Mr Sutherland claims to be "the UK's leading authority on Isa Trend Investing". What does he mean by this? The book explains that by using an Isa (individual savings account) you can make gains when the market is in an uptrend and then bank those profits - without paying any tax - when the market trend changes. He prefers to invest in funds rather than stocks as they are "not as risky as stocks but just as powerful".

Moira O'Neill

Thus far, so good. However, "Retire Rich in Just 3 Minutes per Day" is one of the chapter headings. As is "Turning Your First Million into £75 Million". This puts the book firmly into the "get rich quick" category, which should always be viewed with a healthy dose of suspicion. (You can also read the book for free at http://www.isaco.co.uk/media/liquid_millionaire_free.pdf)

I spoke to Stephen, who says his 250 clients take him on trust. He has lots of high-profile endorsements and numerous good testimonials. However, unless you want to take a high-risk punt, I would concentrate on doing your own investment research.

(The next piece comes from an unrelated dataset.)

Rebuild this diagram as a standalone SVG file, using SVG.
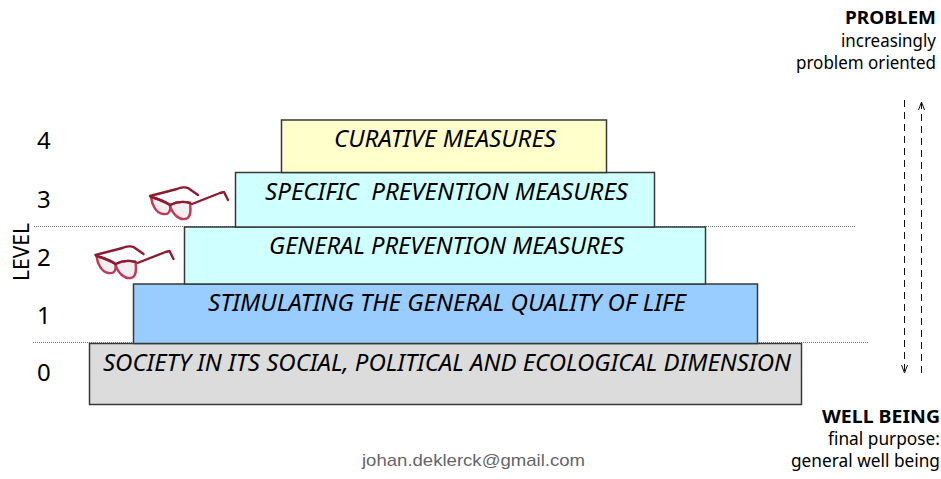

While he may have made decent money investing in Isas (and he offers no proof that he has or that his system of investing actually works), that is not in itself a reason to go for his services. The book states that his single-year package used to cost £3,000, which seems totally out of proportion when you consider that he is advising on how to invest your annual Isa contribution of £10,860. Paying several more thousand pounds up front, committing yourself for five years is way too much for any service, let alone one that is unregulated and hardly transparent. He says he is applying for Financial Services Authority (FSA) regulation, something we could not confirm with the FSA as its policy is not to confirm or deny applications.

Any decent independent financial adviser would give you a free initial consultation. But Mr Sutherland is not giving investment advice - he is merely offering a shadow trading service. I see ISACO Ltd (his company) was previously called 'FILTHY RICH ENTERPRISES LIMITED'. To my mind that says it all, really.